As part of efforts to mitigate climate change by reducing fuel consumption in the transport sector in the Philippines, this paper presents the initial results of an investigation on the effects of engine tuning on fuel economy for different drive cycles using a commercially available piggyback tuning “chip” to modify fuel rail pressure from stock settings of a CRDI diesel passenger van. The drive cycles used in this study were the Japanese 10-15 Mode, US highway fuel economy test (HWFET), and one labeled “SMN” based on a Metro Manila local route. An initial steady state vehicle fuel economy performance map at five speeds per gear position and stock tuning was obtained from chassis dynamometer tests. The same series of tests were done with the tuning chip’s settings of progressively lower rail pressure to identify the setting giving lowest fuel consumption at each gear. Fuel consumption reduction of up to 47% was observed although not all speeds at a given gear and tuning setting gave reduced values. These lowest fuel settings were applied to corresponding gear positions in each of the selected drive cycles resulting to “specific tuning maps” per drive cycle. The test vehicle was then driven with these drive cycle-specific tuning maps and the fuel economy measured. It was found that overall fuel economy decreased with drive cycle-specific tuning settings.
It was then decided to try using a constant tuning setting throughout a drive cycle to see if fuel economy improved. Trials with the Japanese 10-15 Mode cycle at different constant lower rail pressure settings likewise gave overall lower fuel economy. However, a more detailed look showed that in the constant-speed portions of the cycle, fuel consumption savings of up to 35% were realized while it worsened in the accelerating and decelerating sections.
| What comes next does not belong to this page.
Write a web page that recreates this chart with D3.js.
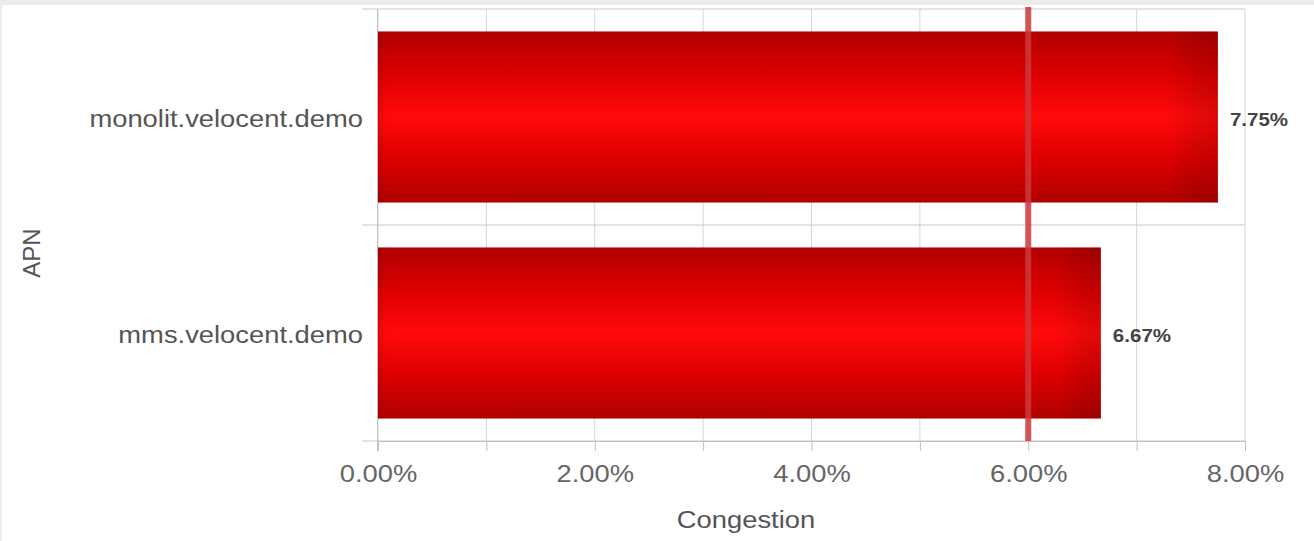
<!DOCTYPE html>
<html>
<head>
<meta charset="utf-8">
<script src="https://cdn.jsdelivr.net/npm/d3@7"></script>
<style>
  html, body { margin: 0; padding: 0; background: #fff; }
  svg { display: block; font-family: "Liberation Sans", Arial, sans-serif; }
</style>
</head>
<body>
<svg id="chart" width="1314" height="541"></svg>
<script>
// ---- data ----
const categories = ["monolit.velocent.demo", "mms.velocent.demo"];
const congestion = [0.0775, 0.0667];
const valueLabels = ["7.75%", "6.67%"];
const xTickValues = [0, 0.01, 0.02, 0.03, 0.04, 0.05, 0.06, 0.07, 0.08];
const xTickLabels = ["0.00%", "", "2.00%", "", "4.00%", "", "6.00%", "", "8.00%"];
const thresholds = [0.06];
const xTitle = "Congestion";
const yTitle = "APN";

// ---- layout ----
const W = 1314, H = 541;
const plot = { left: 378, right: 1245, top: 9, bottom: 441 };
const SX = 1.14; // horizontal stretch of text seen in reference

const svg = d3.select("#chart");

// page frame (light gray edge)
svg.append("rect").attr("x", 0).attr("y", 0).attr("width", W).attr("height", H).attr("fill", "#fff");
svg.append("rect").attr("x", 0).attr("y", 0).attr("width", W).attr("height", 5).attr("fill", "#ececec");
svg.append("rect").attr("x", 0).attr("y", 0).attr("width", 2).attr("height", H).attr("fill", "#ececec");

const x = d3.scaleLinear().domain([0, 0.08]).range([plot.left, plot.right]);
const ySlot = d3.scaleBand().domain(categories).range([plot.top, plot.bottom]);
const y = d3.scaleBand().domain(categories).range([plot.top, plot.bottom])
  .paddingInner(0.208).paddingOuter(0.104);

// gradient for bars
const defs = svg.append("defs");
const grad = defs.append("linearGradient").attr("id", "barGrad")
  .attr("x1", 0).attr("y1", 0).attr("x2", 0).attr("y2", 1);
[[0, "#b00000"], [0.25, "#dc0000"], [0.5, "#ff0a0a"], [0.75, "#dc0000"], [1, "#b00000"]]
  .forEach(([o, c]) => grad.append("stop").attr("offset", o).attr("stop-color", c));
const gradH = defs.append("linearGradient").attr("id", "barEdge")
  .attr("x1", 0).attr("y1", 0).attr("x2", 1).attr("y2", 0);
[[0, "rgba(0,0,0,0.10)"], [0.01, "rgba(0,0,0,0)"], [0.94, "rgba(0,0,0,0)"], [0.97, "rgba(0,0,0,0.08)"], [1, "rgba(0,0,0,0.12)"]]
  .forEach(([o, c]) => gradH.append("stop").attr("offset", o).attr("stop-color", c));

// vertical gridlines
svg.append("g").selectAll("line").data(xTickValues).join("line")
  .attr("x1", d => x(d)).attr("x2", d => x(d))
  .attr("y1", plot.top).attr("y2", plot.bottom)
  .attr("stroke", "#d6d6d6").attr("stroke-width", 1);

// horizontal band separators (with left ticks)
const sepYs = categories.map(c => ySlot(c)).concat([plot.bottom]);
svg.append("g").selectAll("line").data(sepYs).join("line")
  .attr("x1", plot.left - 16).attr("x2", plot.right)
  .attr("y1", d => d).attr("y2", d => d)
  .attr("stroke", "#c8c8c8").attr("stroke-width", 1);

// y axis line
svg.append("line").attr("x1", plot.left - 0.5).attr("x2", plot.left - 0.5)
  .attr("y1", plot.top).attr("y2", plot.bottom + 10)
  .attr("stroke", "#c0c0c0");

// bars
const bars = svg.append("g");
bars.selectAll("rect.bar").data(categories).join("rect").attr("class", "bar")
  .attr("x", x(0)).attr("y", d => y(d))
  .attr("width", (d, i) => x(congestion[i]) - x(0))
  .attr("height", y.bandwidth())
  .attr("fill", "url(#barGrad)");
bars.selectAll("rect.edge").data(categories).join("rect").attr("class", "edge")
  .attr("x", x(0)).attr("y", d => y(d))
  .attr("width", (d, i) => x(congestion[i]) - x(0))
  .attr("height", y.bandwidth())
  .attr("fill", "url(#barEdge)");

// x axis
const xAxis = d3.axisBottom(x).tickValues(xTickValues).tickSize(10).tickSizeOuter(0)
  .tickFormat((d, i) => xTickLabels[i]);
const gx = svg.append("g").attr("transform", `translate(0,${plot.bottom})`).call(xAxis);
gx.select(".domain").attr("stroke", "#c0c0c0");
gx.selectAll(".tick line").attr("stroke", "#c0c0c0");
gx.selectAll(".tick text")
  .attr("y", 0).attr("dy", null)
  .attr("transform", `translate(0,41) scale(${SX},1)`)
  .attr("fill", "#666").attr("font-size", 24)
  .attr("font-family", "Liberation Sans, Arial, sans-serif");

// threshold line
svg.append("g").selectAll("line").data(thresholds).join("line")
  .attr("x1", d => x(d)).attr("x2", d => x(d))
  .attr("y1", plot.top - 2).attr("y2", plot.bottom)
  .attr("stroke", "rgba(205,55,60,0.85)").attr("stroke-width", 6);

// category labels
svg.append("g").selectAll("text").data(categories).join("text")
  .attr("transform", d => `translate(${plot.left - 15},${y(d) + y.bandwidth() / 2 + 10}) scale(${SX},1)`)
  .attr("text-anchor", "end")
  .attr("fill", "#555").attr("font-size", 24)
  .text(d => d);

// value labels
svg.append("g").selectAll("text").data(categories).join("text")
  .attr("transform", (d, i) => `translate(${x(congestion[i]) + 12},${y(d) + y.bandwidth() / 2 + 8.5}) scale(${SX},1)`)
  .attr("fill", "#444").attr("font-size", 18).attr("font-weight", "bold")
  .text((d, i) => valueLabels[i]);

// axis titles
svg.append("text")
  .attr("transform", `translate(746,528) scale(${SX},1)`)
  .attr("text-anchor", "middle").attr("fill", "#555").attr("font-size", 24)
  .text(xTitle);
svg.append("text")
  .attr("transform", `translate(40,253) rotate(-90)`)
  .attr("text-anchor", "middle").attr("fill", "#555").attr("font-size", 24)
  .text(yTitle);
</script>
</body>
</html>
The drive cycle test results indicate that the engine ECU compensated for the lowered rail pressure, maybe with increased injection duration, to increase the amount of fuel injected to meet the road-load requirements imposed by the drive cycle. Control response instabilities may have also contributed to higher fuel consumption. Engine tuning by rail pressure reduction only was most effective in reducing fuel consumption for steady state driving and ineffective for transient driving under the conditions and methodology of this study.